■ RECORDS FOR THE TASK ■

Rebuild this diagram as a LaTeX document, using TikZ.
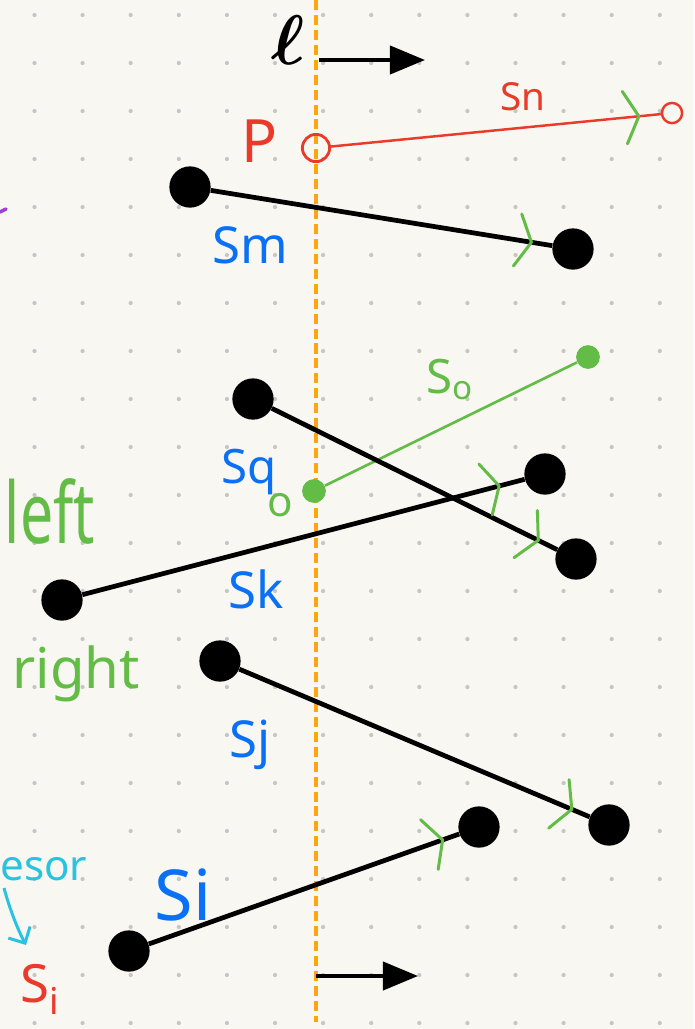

--

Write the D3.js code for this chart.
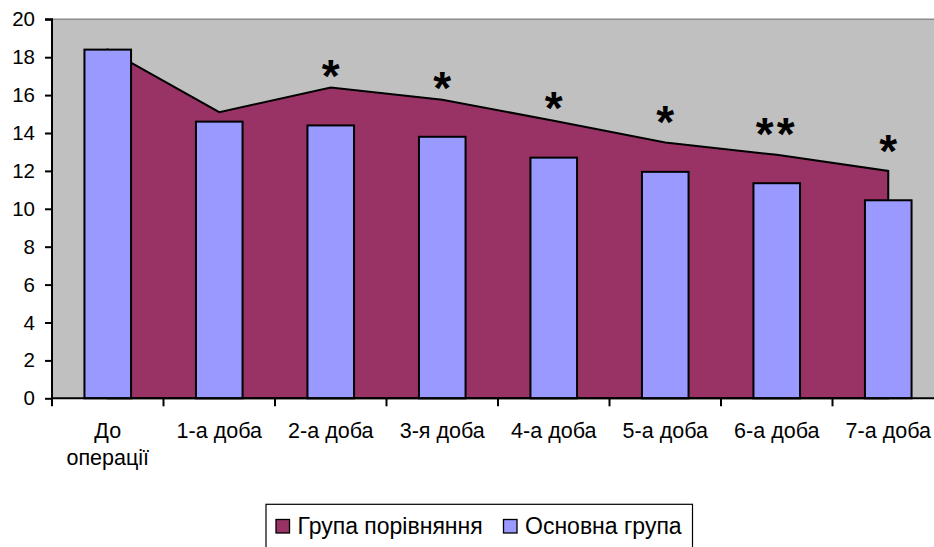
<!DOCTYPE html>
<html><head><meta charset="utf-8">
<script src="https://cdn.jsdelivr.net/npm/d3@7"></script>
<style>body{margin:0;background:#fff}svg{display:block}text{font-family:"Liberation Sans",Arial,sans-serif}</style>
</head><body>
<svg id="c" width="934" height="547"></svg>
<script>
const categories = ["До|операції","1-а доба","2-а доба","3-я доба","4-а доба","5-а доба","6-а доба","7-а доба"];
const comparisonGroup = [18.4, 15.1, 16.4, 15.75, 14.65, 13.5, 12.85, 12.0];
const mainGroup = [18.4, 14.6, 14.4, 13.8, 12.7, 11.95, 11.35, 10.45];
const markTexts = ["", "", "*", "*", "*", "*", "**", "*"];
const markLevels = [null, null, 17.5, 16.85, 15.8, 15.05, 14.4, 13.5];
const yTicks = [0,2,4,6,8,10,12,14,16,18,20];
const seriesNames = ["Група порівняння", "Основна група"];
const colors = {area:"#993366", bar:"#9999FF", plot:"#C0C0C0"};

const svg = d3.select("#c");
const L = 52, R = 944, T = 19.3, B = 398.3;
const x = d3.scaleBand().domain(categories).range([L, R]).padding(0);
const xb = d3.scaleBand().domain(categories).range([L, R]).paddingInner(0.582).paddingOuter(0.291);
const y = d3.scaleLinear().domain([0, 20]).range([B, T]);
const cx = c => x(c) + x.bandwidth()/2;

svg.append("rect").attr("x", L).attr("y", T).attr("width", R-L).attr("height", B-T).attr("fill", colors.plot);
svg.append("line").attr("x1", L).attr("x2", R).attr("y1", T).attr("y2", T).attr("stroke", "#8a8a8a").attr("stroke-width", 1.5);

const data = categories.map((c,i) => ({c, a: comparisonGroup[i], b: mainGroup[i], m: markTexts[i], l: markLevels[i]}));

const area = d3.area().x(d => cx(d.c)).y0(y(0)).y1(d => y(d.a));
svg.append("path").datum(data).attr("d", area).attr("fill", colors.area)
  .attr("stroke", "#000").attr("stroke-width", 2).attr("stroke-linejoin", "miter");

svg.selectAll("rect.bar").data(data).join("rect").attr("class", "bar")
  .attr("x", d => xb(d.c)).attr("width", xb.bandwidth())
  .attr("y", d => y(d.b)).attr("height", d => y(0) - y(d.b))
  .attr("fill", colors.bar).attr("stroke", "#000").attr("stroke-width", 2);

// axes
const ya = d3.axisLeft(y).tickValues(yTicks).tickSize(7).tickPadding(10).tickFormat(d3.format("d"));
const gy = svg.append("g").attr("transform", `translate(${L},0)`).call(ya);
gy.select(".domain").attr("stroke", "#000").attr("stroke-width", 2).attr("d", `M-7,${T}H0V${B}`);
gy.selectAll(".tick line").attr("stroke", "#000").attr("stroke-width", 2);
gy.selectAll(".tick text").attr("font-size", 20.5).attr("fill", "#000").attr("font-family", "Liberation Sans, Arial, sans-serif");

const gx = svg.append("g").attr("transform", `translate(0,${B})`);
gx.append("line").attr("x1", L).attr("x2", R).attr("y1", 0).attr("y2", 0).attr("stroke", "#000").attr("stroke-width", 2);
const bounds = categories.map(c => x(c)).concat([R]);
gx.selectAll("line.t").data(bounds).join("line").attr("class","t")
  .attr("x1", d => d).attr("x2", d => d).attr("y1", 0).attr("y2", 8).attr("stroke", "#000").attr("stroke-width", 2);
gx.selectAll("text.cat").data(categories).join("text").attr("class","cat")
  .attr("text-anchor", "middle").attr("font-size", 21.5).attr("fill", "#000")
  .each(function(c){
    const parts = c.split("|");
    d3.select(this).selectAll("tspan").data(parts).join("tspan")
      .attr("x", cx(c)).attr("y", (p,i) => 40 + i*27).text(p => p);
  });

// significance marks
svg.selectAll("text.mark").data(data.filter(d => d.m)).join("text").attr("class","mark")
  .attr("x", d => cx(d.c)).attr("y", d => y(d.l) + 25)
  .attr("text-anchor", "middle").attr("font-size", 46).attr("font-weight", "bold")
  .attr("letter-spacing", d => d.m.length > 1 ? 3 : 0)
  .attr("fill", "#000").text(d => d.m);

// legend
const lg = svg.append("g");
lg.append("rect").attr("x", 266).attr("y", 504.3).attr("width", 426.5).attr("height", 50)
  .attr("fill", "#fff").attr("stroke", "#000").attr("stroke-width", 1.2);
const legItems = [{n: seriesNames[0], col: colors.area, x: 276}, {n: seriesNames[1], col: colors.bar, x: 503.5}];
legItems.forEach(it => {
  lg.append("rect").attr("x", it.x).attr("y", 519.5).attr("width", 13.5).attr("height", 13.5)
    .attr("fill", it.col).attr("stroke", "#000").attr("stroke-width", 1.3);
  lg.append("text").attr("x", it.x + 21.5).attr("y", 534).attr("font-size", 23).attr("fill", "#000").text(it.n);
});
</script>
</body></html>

■ PROBLEM ■
Using the entries above, repeat exactly the lines from the one with "Write the D3.js code for this chart." to the one with "const cx = c => x(c) + x.bandwidth()/2;", both included, and leave the pictures behind.

■ SOLUTION FOR THIS TASK ■
Write the D3.js code for this chart.
<!DOCTYPE html>
<html><head><meta charset="utf-8">
<script src="https://cdn.jsdelivr.net/npm/d3@7"></script>
<style>body{margin:0;background:#fff}svg{display:block}text{font-family:"Liberation Sans",Arial,sans-serif}</style>
</head><body>
<svg id="c" width="934" height="547"></svg>
<script>
const categories = ["До|операції","1-а доба","2-а доба","3-я доба","4-а доба","5-а доба","6-а доба","7-а доба"];
const comparisonGroup = [18.4, 15.1, 16.4, 15.75, 14.65, 13.5, 12.85, 12.0];
const mainGroup = [18.4, 14.6, 14.4, 13.8, 12.7, 11.95, 11.35, 10.45];
const markTexts = ["", "", "*", "*", "*", "*", "**", "*"];
const markLevels = [null, null, 17.5, 16.85, 15.8, 15.05, 14.4, 13.5];
const yTicks = [0,2,4,6,8,10,12,14,16,18,20];
const seriesNames = ["Група порівняння", "Основна група"];
const colors = {area:"#993366", bar:"#9999FF", plot:"#C0C0C0"};

const svg = d3.select("#c");
const L = 52, R = 944, T = 19.3, B = 398.3;
const x = d3.scaleBand().domain(categories).range([L, R]).padding(0);
const xb = d3.scaleBand().domain(categories).range([L, R]).paddingInner(0.582).paddingOuter(0.291);
const y = d3.scaleLinear().domain([0, 20]).range([B, T]);
const cx = c => x(c) + x.bandwidth()/2;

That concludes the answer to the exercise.